A monthly IMK (In My Kitchen) post. Check out other IMK bloggers, each of us writing about what’s been happening in our kitchens each month, hosted by Sherry @ Sherry’s Pickings. Earlier IMK posts can be found on former IMK host blogs: Liz @ Bizzy Lizzys Good Things, Maureen @ The Orgasmic Chef) and the fabulous Celia @ Fig Jam and Lime Cordial who began the IMK phenomenon. A chronological listing of my In My Kitchen blog posts can be found on a separate page, just click the link or look under the heading of Diaries in the Menu bar above.


  1. HAPPY NEW YEAR TO YOU ALSO. Thanks for the recipes especially for parsnips. They don’t grow them here in Crete but we have an English food shop who gets them for us just for X,mas. I love them roasted. Good luck for all you do in 2019.


  2. I had to smile while reading about your root veggie issues as that all we have in our markets these days that are somewhat local. Oh, we have broccoli from Spain Greek oranges and such, But this time of the year in Sweden it’s all about root veggies. Happy New Years Deb and I hope your veggie guy comes through with the kålrot.


    • These sorts of roots are not grown here in Greece as I expect you need much colder weather. However, much of the rest of the seasonal vegetables on offer in the markets are grown in the country. And, yes, the veg supplier did say he could get neeps, but he knew them by their American name, rutabaga. The down side is the quantity – minimum 10kg. I really don’t have use for that many!


  3. The more I hear about parsnip love, the more I think I should overcome my lifelong aversion to them and give them another chance! However, I think I might start with a quantity less than 5 KG.

    Have a glorious New Year!

    best… mae at


    • I feel the same way about cauliflower. Every once in a while someone will post an interesting recipe for cauli and I think I should overcome my dislike of it and give it a go. Still tastes the same, so I’ve given up. Don’t feel that you need to try parsnip just because others like it. Happy new year, Mae!


  4. You can never have too many parsnips. I really love curried parsnip too. The festive fair looks
    fabulous, especially the bread. Maybe I should make some for my dear Greek neighnour Anna. She gave me a pile of spanakopita yesterday and had tried a new filo recipe ( she has only bought the commercial stuff once in her life). She said the secret ingredient in the pastry is vinegar!

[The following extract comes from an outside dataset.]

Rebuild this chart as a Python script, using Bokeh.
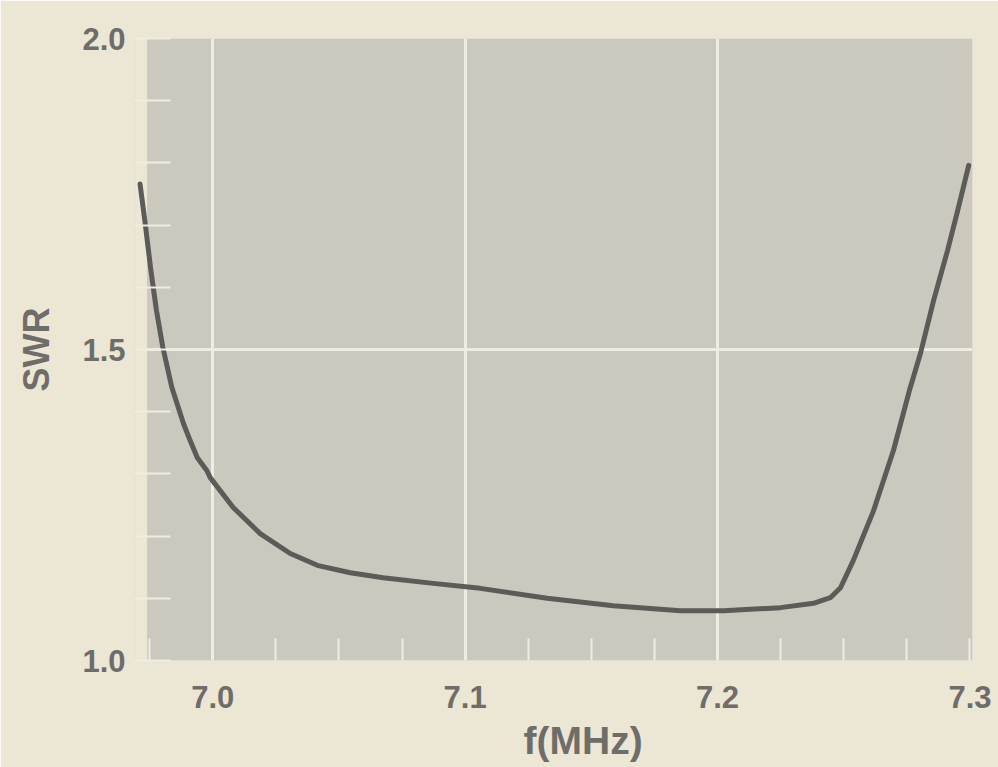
from bokeh.plotting import figure
from bokeh.embed import file_html
from bokeh.resources import INLINE
from bokeh.models import (SingleIntervalTicker, PrintfTickFormatter, BoxAnnotation,
                          Title, ColumnDataSource)

# ---- data ----
freq_mhz = [6.9712, 6.9731, 6.9755, 6.9777, 6.9802, 6.9838, 6.9884, 6.9910, 6.9939,
            6.9977, 6.9990, 7.0081, 7.0188, 7.0307, 7.0414, 7.0545, 7.0675, 7.0873,
            7.1060, 7.1325, 7.1587, 7.1853, 7.2023, 7.2249, 7.2380, 7.2447, 7.2487,
            7.2538, 7.2618, 7.2697, 7.2760, 7.2804, 7.2856, 7.2911, 7.2951, 7.2995]
swr = [1.766, 1.707, 1.627, 1.563, 1.504, 1.439, 1.381, 1.354, 1.326,
       1.305, 1.294, 1.246, 1.204, 1.172, 1.153, 1.141, 1.133, 1.124,
       1.116, 1.100, 1.088, 1.080, 1.080, 1.085, 1.092, 1.101, 1.117,
       1.161, 1.241, 1.338, 1.434, 1.494, 1.579, 1.659, 1.723, 1.796]

x_label = "f(MHz)"
y_label = "SWR"

BEIGE = "#ECE6D4"
GRAY = "#CBC8BE"
GRID = "#EFECE4"
CURVE = "#5C5B58"
TEXT = "#6E6D69"
FONT = "Liberation Sans"

p = figure(width=998, height=767, x_range=(6.969, 7.301), y_range=(1.0, 2.0),
           output_backend="svg", toolbar_location=None,
           min_border_left=134, min_border_right=26, min_border_top=38, min_border_bottom=107)

p.background_fill_color = GRAY
p.border_fill_color = BEIGE
p.outline_line_color = None

# beige strip left of the plotting area (curve starts outside the grey panel)
p.add_layout(BoxAnnotation(right=6.974, fill_color=BEIGE, fill_alpha=1.0,
                           line_color=None, level="underlay"))

xt = SingleIntervalTicker(interval=0.1, num_minor_ticks=4)
yt = SingleIntervalTicker(interval=0.5, num_minor_ticks=5)

p.xaxis.ticker = xt
p.yaxis.ticker = yt
p.xaxis.formatter = PrintfTickFormatter(format="%.1f")
p.yaxis.formatter = PrintfTickFormatter(format="%.1f")

for ax in (p.xaxis, p.yaxis):
    ax.axis_line_color = None
    ax.major_tick_in = 0
    ax.major_tick_out = 0
    ax.minor_tick_out = 0
    ax.minor_tick_line_color = GRID
    ax.minor_tick_line_width = 2
    ax.major_label_text_font = FONT
    ax.major_label_text_font_style = "bold"
    ax.major_label_text_font_size = "31px"
    ax.major_label_text_color = TEXT

p.xaxis.minor_tick_in = 22
p.yaxis.minor_tick_in = 36
p.xaxis.major_label_standoff = 25
p.yaxis.major_label_standoff = 9

p.yaxis.axis_label = y_label
p.yaxis.axis_label_text_font = FONT
p.yaxis.axis_label_text_font_style = "bold"
p.yaxis.axis_label_text_font_size = "36px"
p.yaxis.axis_label_text_color = TEXT
p.yaxis.axis_label_standoff = 22

p.xgrid.ticker = xt
p.ygrid.ticker = yt
p.xgrid.bounds = (6.99, 7.25)
p.ygrid.bounds = (1.2, 1.8)
p.grid.grid_line_color = GRID
p.grid.grid_line_width = 3

src = ColumnDataSource(dict(x=freq_mhz, y=swr))
p.line("x", "y", source=src, line_color=CURVE, line_width=5,
       line_join="round", line_cap="round")

p.add_layout(Title(text=x_label, align="left", offset=389, standoff=12,
                   text_font=FONT, text_font_style="bold", text_font_size="39px",
                   text_line_height=0.75, text_color=TEXT), "below")

html = file_html(p, INLINE)
html = html.replace("<body>", '<body style="background-color:%s;">' % BEIGE, 1)
open("out.html", "w").write(html)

    Now to all those delicious links in your post. I’ve had a peep at the peach chutney and will give that a go, given my bounty, now staring at me in the fridge.


    • The parsnips, believe it or not, are coming to an end. Ask your Greek neighbour what sort of Vasilopita she makes; there are many sorts. Mine is more old-fashioned tsoureki sort of bread, but many people here in Athens make something more like a cake. We just opened the last jar of peach chutney for curry the other night. Will need to make more in the summer. I’ve found it is best made with slightly firm peaches – not the juicy ones. Hope you like it.

      Liked by 1 person

      • She makes the one that is very bread like. I decided the white peaches are too juicy for this chutney so will wait for the yellow peach season which have firmer flesh. Thanks Debi.


  5. Happy New Year Debi. I love parsnips too, there are so many ways to enjoy them, I even tried a parsnip skordalia a few years back which I need to revisit. Enjoy your break….


  6. Yes, savoury foods never photograph as well as sweets. That’s why I hardly ever post savoury recipes ; ) I adore your Iznik pomegranate. I bought a small ceramic pomegranate on a trip to Cyprus. It has pride of place on my bookshelf. Next time you have a parsnip excess (if ever again?) make sure you Google Parsnip & White Chocolate Cake – there are lots of surprising and inspirational recipes! Happy New Year.

    My late addition:


    • Pomegranates are special and my Iznik inspired one has pride of place on the shelf in the living room. And, yes, parsnip and white chocolate cake sounds interesting – like beetroot and chocolate cake, maybe.


  7. There are so many delicious treats in your post that I don’t know where to start. Happy New Year to you. I look forward to a post about how the parsnip “french fries” taste, what a good idea. And I agree, stews and minces never turn out well in pictures. A lot of parsley helps.


  8. happy new year Debi. wow that’s a lot of parsnips. mum used to bake them on sundays with our roast beef lunch but i never eat them as an adult. just a bit … fibrous or something for me. love your beautiful quince pie, so huge and lush. your ceramic pomegranate is lovely too. pavlova is always a good thing! cheers sherry


  9. Debi, I still haven’t tried smashing a pomegranate on our doorstep (making a batch of black-eyed peas is the local custom for New Year’s “luck”) but it sounded FUN — even in the rain. Loved your ceramic pomegranate, as well as your Pavlova and HUGE pie! Thanks for your parsnip-freezing tutorial, too. (Good luck with the rest of the glut.) That’s one thing I love about IMK — creative, reliable tips with little or no waste to make the most of everything — and every moment. Happy New Year! xo


    • Thanks for stopping by, Kim, and sorry it has taken me so long to get back to you. Comments have been piling up while I’ve taken my eye off the ball. I love all sorts of customs and New Year’s ones here in Greece are really fun. And yes, smashing the pomegranate on the doorstep is immensely satisfying! Happy belated New Year!